>> Begin Records to process

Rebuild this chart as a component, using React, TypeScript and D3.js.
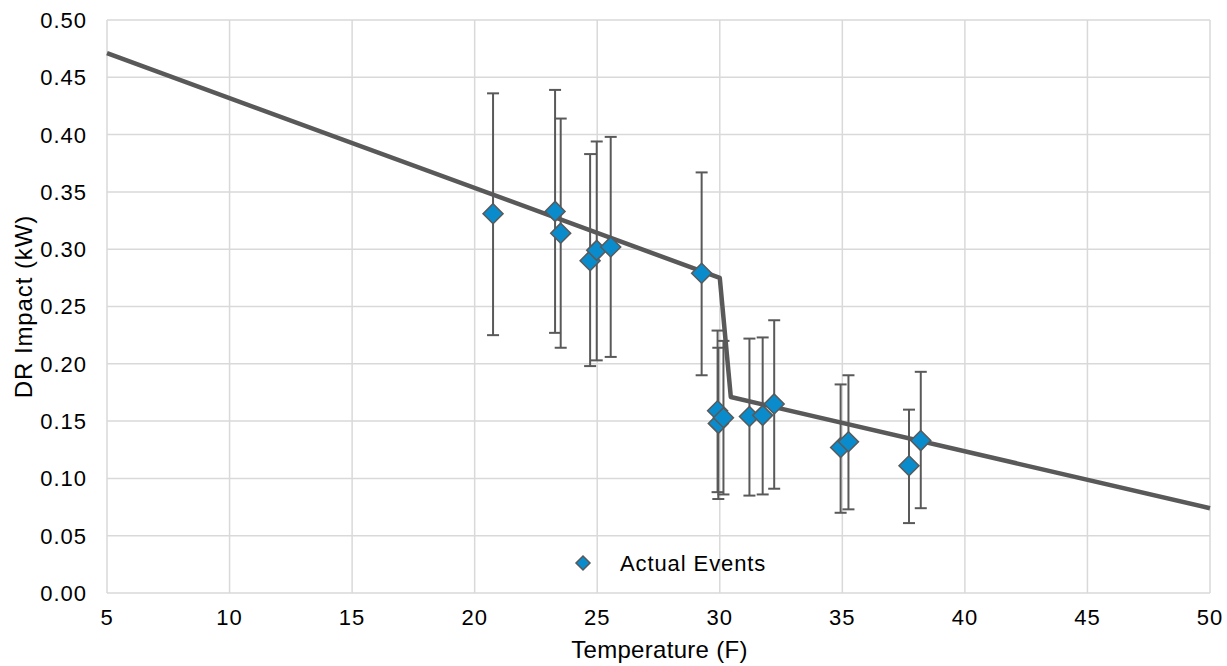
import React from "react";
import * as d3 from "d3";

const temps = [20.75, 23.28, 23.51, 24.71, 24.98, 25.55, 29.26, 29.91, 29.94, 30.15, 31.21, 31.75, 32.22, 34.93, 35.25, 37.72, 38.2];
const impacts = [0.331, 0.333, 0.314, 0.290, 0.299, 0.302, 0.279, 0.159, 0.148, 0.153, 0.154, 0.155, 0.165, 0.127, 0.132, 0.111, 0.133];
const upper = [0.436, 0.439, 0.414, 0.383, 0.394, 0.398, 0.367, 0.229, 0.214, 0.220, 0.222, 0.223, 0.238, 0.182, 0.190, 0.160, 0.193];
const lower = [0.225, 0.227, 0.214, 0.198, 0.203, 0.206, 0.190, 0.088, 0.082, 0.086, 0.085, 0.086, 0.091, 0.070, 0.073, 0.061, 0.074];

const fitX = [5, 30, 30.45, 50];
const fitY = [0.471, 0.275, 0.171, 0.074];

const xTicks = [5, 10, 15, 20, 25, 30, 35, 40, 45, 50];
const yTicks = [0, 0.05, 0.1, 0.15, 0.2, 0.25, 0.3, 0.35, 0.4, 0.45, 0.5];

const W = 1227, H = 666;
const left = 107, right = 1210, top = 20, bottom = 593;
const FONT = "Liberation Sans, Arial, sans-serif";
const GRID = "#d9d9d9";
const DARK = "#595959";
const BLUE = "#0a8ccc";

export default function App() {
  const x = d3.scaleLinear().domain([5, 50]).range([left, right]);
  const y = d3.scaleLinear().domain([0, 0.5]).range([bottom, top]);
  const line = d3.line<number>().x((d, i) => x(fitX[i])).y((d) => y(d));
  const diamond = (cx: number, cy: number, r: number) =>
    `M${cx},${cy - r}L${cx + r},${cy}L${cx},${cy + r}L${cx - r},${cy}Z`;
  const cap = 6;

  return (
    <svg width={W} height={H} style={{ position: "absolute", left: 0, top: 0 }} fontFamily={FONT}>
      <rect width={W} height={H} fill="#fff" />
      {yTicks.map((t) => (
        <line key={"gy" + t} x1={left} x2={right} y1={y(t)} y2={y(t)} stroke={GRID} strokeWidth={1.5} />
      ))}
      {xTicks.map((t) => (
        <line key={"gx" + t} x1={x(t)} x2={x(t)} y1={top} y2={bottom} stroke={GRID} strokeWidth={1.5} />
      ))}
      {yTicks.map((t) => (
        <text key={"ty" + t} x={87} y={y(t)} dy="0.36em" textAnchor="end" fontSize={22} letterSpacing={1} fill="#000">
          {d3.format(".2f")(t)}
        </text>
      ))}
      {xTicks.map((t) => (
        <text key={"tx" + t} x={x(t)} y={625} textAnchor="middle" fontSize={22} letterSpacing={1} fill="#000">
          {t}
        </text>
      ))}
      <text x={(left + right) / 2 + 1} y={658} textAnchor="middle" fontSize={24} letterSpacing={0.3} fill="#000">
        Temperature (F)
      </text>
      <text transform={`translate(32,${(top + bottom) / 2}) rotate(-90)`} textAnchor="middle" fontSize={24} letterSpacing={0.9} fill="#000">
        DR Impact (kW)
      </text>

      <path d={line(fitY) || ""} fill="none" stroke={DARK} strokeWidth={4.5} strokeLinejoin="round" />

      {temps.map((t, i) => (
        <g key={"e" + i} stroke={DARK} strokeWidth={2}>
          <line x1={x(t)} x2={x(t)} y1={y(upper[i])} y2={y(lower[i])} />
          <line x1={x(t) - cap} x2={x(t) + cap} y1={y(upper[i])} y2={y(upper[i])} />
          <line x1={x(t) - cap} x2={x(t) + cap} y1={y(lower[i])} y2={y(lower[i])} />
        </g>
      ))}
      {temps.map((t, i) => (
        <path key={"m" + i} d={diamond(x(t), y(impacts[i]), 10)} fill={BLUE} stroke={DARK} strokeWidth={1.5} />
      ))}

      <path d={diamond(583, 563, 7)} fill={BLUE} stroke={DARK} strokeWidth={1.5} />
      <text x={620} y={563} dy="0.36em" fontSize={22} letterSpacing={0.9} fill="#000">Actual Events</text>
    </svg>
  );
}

>> End Records to process
>> Begin Records to process

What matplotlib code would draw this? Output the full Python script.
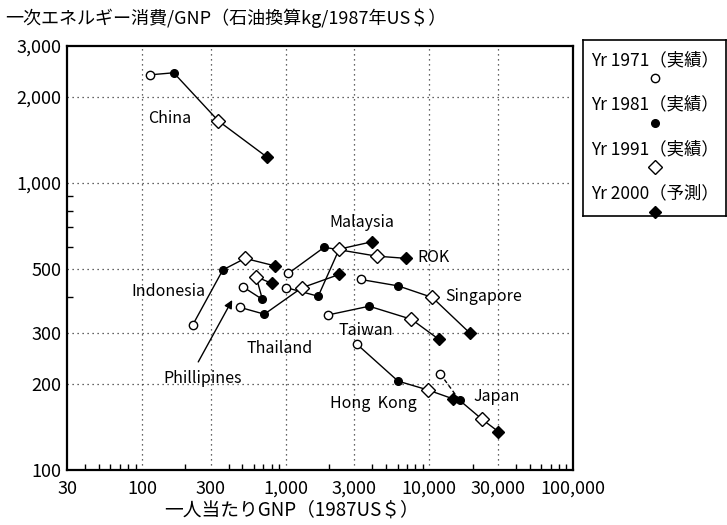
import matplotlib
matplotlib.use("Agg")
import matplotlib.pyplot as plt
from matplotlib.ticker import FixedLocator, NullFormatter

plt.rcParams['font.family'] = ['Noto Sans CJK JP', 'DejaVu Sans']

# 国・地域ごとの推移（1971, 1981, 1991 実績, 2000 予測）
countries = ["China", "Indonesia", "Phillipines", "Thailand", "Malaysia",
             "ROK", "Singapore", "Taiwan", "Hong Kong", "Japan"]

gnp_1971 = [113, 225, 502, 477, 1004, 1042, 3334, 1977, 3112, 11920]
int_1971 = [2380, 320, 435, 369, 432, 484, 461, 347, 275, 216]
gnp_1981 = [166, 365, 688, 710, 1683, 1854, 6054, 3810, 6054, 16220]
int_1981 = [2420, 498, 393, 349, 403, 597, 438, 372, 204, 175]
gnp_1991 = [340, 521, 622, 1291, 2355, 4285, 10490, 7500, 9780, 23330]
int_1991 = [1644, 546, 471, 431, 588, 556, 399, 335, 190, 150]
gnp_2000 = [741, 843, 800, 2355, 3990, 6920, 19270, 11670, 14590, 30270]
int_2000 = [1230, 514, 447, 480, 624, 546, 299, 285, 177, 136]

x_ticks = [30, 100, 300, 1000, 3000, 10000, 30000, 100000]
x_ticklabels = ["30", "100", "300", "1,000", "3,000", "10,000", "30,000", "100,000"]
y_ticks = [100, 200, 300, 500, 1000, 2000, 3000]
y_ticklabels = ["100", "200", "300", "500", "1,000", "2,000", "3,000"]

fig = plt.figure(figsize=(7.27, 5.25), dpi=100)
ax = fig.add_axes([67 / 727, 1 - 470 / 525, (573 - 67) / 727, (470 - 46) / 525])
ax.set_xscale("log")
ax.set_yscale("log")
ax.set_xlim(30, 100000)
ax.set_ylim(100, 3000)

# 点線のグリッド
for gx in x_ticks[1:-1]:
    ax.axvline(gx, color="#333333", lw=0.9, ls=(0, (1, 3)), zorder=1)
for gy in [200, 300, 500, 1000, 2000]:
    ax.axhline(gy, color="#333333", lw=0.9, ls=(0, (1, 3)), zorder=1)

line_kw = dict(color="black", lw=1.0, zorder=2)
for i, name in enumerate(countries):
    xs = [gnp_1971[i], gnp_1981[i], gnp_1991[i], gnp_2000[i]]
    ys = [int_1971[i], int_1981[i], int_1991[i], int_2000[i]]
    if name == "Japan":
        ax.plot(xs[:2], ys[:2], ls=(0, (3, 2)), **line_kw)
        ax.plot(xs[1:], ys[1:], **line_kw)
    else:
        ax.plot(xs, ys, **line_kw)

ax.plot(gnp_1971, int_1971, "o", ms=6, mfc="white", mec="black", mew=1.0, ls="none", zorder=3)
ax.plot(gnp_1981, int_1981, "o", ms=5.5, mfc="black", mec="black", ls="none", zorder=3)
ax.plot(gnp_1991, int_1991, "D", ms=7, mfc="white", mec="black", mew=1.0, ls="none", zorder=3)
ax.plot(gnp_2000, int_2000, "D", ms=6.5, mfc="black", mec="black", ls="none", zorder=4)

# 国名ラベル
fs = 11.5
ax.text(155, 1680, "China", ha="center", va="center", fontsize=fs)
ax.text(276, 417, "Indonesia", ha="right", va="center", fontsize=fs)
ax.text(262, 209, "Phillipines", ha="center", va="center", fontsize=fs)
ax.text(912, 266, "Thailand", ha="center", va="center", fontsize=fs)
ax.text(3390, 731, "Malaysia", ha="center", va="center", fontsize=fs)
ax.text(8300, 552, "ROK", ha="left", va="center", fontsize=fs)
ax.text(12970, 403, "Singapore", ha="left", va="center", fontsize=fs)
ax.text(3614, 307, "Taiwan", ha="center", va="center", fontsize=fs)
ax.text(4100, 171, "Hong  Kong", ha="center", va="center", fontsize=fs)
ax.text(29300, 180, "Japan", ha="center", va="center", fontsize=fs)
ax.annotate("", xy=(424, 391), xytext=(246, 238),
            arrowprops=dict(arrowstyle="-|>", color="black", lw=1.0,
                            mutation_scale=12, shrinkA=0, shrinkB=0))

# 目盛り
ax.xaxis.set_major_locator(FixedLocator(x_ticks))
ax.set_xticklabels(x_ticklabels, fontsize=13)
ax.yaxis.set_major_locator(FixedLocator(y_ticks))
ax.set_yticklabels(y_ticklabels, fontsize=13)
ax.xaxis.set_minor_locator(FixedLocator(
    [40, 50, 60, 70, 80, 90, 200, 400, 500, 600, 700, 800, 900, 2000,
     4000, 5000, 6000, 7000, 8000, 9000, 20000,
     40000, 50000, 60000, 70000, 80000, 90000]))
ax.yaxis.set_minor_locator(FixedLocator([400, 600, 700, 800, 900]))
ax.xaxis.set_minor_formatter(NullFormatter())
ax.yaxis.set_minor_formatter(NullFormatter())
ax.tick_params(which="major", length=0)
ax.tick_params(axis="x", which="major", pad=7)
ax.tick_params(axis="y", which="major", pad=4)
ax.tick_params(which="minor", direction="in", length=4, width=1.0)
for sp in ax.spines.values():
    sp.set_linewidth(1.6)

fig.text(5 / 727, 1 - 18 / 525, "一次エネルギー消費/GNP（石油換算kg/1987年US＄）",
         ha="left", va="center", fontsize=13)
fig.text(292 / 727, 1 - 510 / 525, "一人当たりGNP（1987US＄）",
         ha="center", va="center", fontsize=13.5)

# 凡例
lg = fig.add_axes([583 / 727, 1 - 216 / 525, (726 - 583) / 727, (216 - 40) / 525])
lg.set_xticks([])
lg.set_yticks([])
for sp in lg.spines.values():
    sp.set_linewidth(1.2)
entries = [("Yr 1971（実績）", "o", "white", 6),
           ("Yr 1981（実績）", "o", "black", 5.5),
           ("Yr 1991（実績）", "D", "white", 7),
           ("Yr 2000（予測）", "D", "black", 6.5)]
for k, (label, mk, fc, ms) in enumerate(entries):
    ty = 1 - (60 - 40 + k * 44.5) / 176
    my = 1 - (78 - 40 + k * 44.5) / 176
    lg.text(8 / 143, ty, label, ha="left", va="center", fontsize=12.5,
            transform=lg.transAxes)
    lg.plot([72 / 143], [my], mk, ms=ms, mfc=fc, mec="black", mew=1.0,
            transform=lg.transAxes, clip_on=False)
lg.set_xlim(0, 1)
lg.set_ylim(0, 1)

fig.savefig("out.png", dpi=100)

>> End Records to process

> Work required: Extract, without any images, the part of the material above that opens with the line containing "Rebuild this chart" and closes with the line containing "const cap = 6;", both lines included.

> Task output:
Rebuild this chart as a component, using React, TypeScript and D3.js.
import React from "react";
import * as d3 from "d3";

const temps = [20.75, 23.28, 23.51, 24.71, 24.98, 25.55, 29.26, 29.91, 29.94, 30.15, 31.21, 31.75, 32.22, 34.93, 35.25, 37.72, 38.2];
const impacts = [0.331, 0.333, 0.314, 0.290, 0.299, 0.302, 0.279, 0.159, 0.148, 0.153, 0.154, 0.155, 0.165, 0.127, 0.132, 0.111, 0.133];
const upper = [0.436, 0.439, 0.414, 0.383, 0.394, 0.398, 0.367, 0.229, 0.214, 0.220, 0.222, 0.223, 0.238, 0.182, 0.190, 0.160, 0.193];
const lower = [0.225, 0.227, 0.214, 0.198, 0.203, 0.206, 0.190, 0.088, 0.082, 0.086, 0.085, 0.086, 0.091, 0.070, 0.073, 0.061, 0.074];

const fitX = [5, 30, 30.45, 50];
const fitY = [0.471, 0.275, 0.171, 0.074];

const xTicks = [5, 10, 15, 20, 25, 30, 35, 40, 45, 50];
const yTicks = [0, 0.05, 0.1, 0.15, 0.2, 0.25, 0.3, 0.35, 0.4, 0.45, 0.5];

const W = 1227, H = 666;
const left = 107, right = 1210, top = 20, bottom = 593;
const FONT = "Liberation Sans, Arial, sans-serif";
const GRID = "#d9d9d9";
const DARK = "#595959";
const BLUE = "#0a8ccc";

export default function App() {
  const x = d3.scaleLinear().domain([5, 50]).range([left, right]);
  const y = d3.scaleLinear().domain([0, 0.5]).range([bottom, top]);
  const line = d3.line<number>().x((d, i) => x(fitX[i])).y((d) => y(d));
  const diamond = (cx: number, cy: number, r: number) =>
    `M${cx},${cy - r}L${cx + r},${cy}L${cx},${cy + r}L${cx - r},${cy}Z`;
  const cap = 6;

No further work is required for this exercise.